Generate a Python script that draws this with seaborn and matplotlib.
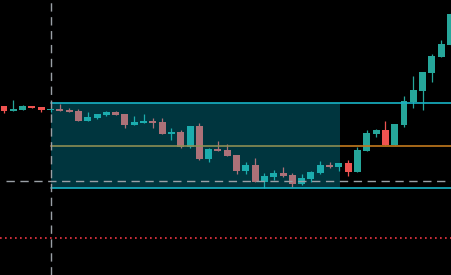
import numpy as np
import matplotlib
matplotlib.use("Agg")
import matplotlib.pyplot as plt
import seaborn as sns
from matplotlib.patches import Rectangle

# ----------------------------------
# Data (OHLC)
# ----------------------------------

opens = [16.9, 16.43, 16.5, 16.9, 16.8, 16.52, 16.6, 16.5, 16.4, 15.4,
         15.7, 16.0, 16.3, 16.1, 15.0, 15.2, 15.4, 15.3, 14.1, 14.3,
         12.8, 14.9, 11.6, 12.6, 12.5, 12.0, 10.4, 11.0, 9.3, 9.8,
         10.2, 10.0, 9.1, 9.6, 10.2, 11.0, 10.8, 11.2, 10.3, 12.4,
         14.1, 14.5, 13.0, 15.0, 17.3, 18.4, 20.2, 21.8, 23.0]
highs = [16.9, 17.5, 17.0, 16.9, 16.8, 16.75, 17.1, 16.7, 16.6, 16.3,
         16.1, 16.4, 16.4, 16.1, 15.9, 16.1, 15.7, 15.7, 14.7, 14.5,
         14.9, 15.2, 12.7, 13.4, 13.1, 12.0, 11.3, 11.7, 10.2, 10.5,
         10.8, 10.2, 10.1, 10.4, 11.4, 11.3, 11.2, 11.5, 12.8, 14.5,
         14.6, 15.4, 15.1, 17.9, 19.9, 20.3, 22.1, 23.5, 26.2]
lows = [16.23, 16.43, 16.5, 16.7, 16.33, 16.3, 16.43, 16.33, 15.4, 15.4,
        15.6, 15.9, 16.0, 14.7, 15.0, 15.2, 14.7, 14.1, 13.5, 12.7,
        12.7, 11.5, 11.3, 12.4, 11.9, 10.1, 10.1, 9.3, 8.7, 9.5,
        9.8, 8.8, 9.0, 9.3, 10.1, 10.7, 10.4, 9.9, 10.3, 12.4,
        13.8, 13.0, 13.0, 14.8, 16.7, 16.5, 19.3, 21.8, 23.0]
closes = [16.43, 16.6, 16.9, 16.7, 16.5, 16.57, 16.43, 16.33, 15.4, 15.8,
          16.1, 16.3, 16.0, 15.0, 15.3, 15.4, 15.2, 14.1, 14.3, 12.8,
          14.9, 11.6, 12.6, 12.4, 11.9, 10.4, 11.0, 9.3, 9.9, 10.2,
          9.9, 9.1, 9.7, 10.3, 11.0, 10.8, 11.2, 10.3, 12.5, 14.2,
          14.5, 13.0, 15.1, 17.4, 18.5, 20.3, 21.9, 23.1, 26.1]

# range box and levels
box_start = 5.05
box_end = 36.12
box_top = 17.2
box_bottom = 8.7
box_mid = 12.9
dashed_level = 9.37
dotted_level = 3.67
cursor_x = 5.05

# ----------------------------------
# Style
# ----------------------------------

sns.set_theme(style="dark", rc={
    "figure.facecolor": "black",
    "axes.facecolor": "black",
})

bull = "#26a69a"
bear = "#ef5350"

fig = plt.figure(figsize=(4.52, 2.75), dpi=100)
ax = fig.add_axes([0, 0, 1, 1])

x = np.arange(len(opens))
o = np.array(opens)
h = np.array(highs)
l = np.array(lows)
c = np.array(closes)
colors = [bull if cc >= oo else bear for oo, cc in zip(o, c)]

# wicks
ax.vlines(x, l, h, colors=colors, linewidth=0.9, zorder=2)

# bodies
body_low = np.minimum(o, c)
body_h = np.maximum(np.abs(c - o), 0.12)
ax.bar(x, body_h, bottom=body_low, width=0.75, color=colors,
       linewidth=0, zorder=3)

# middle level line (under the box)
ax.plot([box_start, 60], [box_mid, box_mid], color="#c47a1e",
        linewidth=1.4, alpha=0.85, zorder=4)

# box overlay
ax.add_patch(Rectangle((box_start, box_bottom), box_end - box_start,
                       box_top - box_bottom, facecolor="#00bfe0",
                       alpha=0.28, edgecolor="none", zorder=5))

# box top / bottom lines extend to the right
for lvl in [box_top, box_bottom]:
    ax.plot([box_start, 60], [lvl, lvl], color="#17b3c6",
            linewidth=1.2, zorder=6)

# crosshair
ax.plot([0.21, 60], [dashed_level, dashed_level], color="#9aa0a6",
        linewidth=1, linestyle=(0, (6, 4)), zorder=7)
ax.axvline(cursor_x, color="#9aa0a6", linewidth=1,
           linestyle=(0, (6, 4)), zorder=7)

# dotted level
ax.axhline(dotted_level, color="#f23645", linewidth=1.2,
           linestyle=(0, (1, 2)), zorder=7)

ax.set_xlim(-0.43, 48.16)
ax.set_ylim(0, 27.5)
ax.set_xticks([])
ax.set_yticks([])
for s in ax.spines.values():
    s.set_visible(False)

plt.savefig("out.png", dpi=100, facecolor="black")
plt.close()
------------------------------------------------------------
Description of the task:
Transcribe the whole listing, character for character, but not its images.

Result of this task:
Generate a Python script that draws this with seaborn and matplotlib.
import numpy as np
import matplotlib
matplotlib.use("Agg")
import matplotlib.pyplot as plt
import seaborn as sns
from matplotlib.patches import Rectangle

# ----------------------------------
# Data (OHLC)
# ----------------------------------

opens = [16.9, 16.43, 16.5, 16.9, 16.8, 16.52, 16.6, 16.5, 16.4, 15.4,
         15.7, 16.0, 16.3, 16.1, 15.0, 15.2, 15.4, 15.3, 14.1, 14.3,
         12.8, 14.9, 11.6, 12.6, 12.5, 12.0, 10.4, 11.0, 9.3, 9.8,
         10.2, 10.0, 9.1, 9.6, 10.2, 11.0, 10.8, 11.2, 10.3, 12.4,
         14.1, 14.5, 13.0, 15.0, 17.3, 18.4, 20.2, 21.8, 23.0]
highs = [16.9, 17.5, 17.0, 16.9, 16.8, 16.75, 17.1, 16.7, 16.6, 16.3,
         16.1, 16.4, 16.4, 16.1, 15.9, 16.1, 15.7, 15.7, 14.7, 14.5,
         14.9, 15.2, 12.7, 13.4, 13.1, 12.0, 11.3, 11.7, 10.2, 10.5,
         10.8, 10.2, 10.1, 10.4, 11.4, 11.3, 11.2, 11.5, 12.8, 14.5,
         14.6, 15.4, 15.1, 17.9, 19.9, 20.3, 22.1, 23.5, 26.2]
lows = [16.23, 16.43, 16.5, 16.7, 16.33, 16.3, 16.43, 16.33, 15.4, 15.4,
        15.6, 15.9, 16.0, 14.7, 15.0, 15.2, 14.7, 14.1, 13.5, 12.7,
        12.7, 11.5, 11.3, 12.4, 11.9, 10.1, 10.1, 9.3, 8.7, 9.5,
        9.8, 8.8, 9.0, 9.3, 10.1, 10.7, 10.4, 9.9, 10.3, 12.4,
        13.8, 13.0, 13.0, 14.8, 16.7, 16.5, 19.3, 21.8, 23.0]
closes = [16.43, 16.6, 16.9, 16.7, 16.5, 16.57, 16.43, 16.33, 15.4, 15.8,
          16.1, 16.3, 16.0, 15.0, 15.3, 15.4, 15.2, 14.1, 14.3, 12.8,
          14.9, 11.6, 12.6, 12.4, 11.9, 10.4, 11.0, 9.3, 9.9, 10.2,
          9.9, 9.1, 9.7, 10.3, 11.0, 10.8, 11.2, 10.3, 12.5, 14.2,
          14.5, 13.0, 15.1, 17.4, 18.5, 20.3, 21.9, 23.1, 26.1]

# range box and levels
box_start = 5.05
box_end = 36.12
box_top = 17.2
box_bottom = 8.7
box_mid = 12.9
dashed_level = 9.37
dotted_level = 3.67
cursor_x = 5.05

# ----------------------------------
# Style
# ----------------------------------

sns.set_theme(style="dark", rc={
    "figure.facecolor": "black",
    "axes.facecolor": "black",
})

bull = "#26a69a"
bear = "#ef5350"

fig = plt.figure(figsize=(4.52, 2.75), dpi=100)
ax = fig.add_axes([0, 0, 1, 1])

x = np.arange(len(opens))
o = np.array(opens)
h = np.array(highs)
l = np.array(lows)
c = np.array(closes)
colors = [bull if cc >= oo else bear for oo, cc in zip(o, c)]

# wicks
ax.vlines(x, l, h, colors=colors, linewidth=0.9, zorder=2)

# bodies
body_low = np.minimum(o, c)
body_h = np.maximum(np.abs(c - o), 0.12)
ax.bar(x, body_h, bottom=body_low, width=0.75, color=colors,
       linewidth=0, zorder=3)

# middle level line (under the box)
ax.plot([box_start, 60], [box_mid, box_mid], color="#c47a1e",
        linewidth=1.4, alpha=0.85, zorder=4)

# box overlay
ax.add_patch(Rectangle((box_start, box_bottom), box_end - box_start,
                       box_top - box_bottom, facecolor="#00bfe0",
                       alpha=0.28, edgecolor="none", zorder=5))

# box top / bottom lines extend to the right
for lvl in [box_top, box_bottom]:
    ax.plot([box_start, 60], [lvl, lvl], color="#17b3c6",
            linewidth=1.2, zorder=6)

# crosshair
ax.plot([0.21, 60], [dashed_level, dashed_level], color="#9aa0a6",
        linewidth=1, linestyle=(0, (6, 4)), zorder=7)
ax.axvline(cursor_x, color="#9aa0a6", linewidth=1,
           linestyle=(0, (6, 4)), zorder=7)

# dotted level
ax.axhline(dotted_level, color="#f23645", linewidth=1.2,
           linestyle=(0, (1, 2)), zorder=7)

ax.set_xlim(-0.43, 48.16)
ax.set_ylim(0, 27.5)
ax.set_xticks([])
ax.set_yticks([])
for s in ax.spines.values():
    s.set_visible(False)

plt.savefig("out.png", dpi=100, facecolor="black")
plt.close()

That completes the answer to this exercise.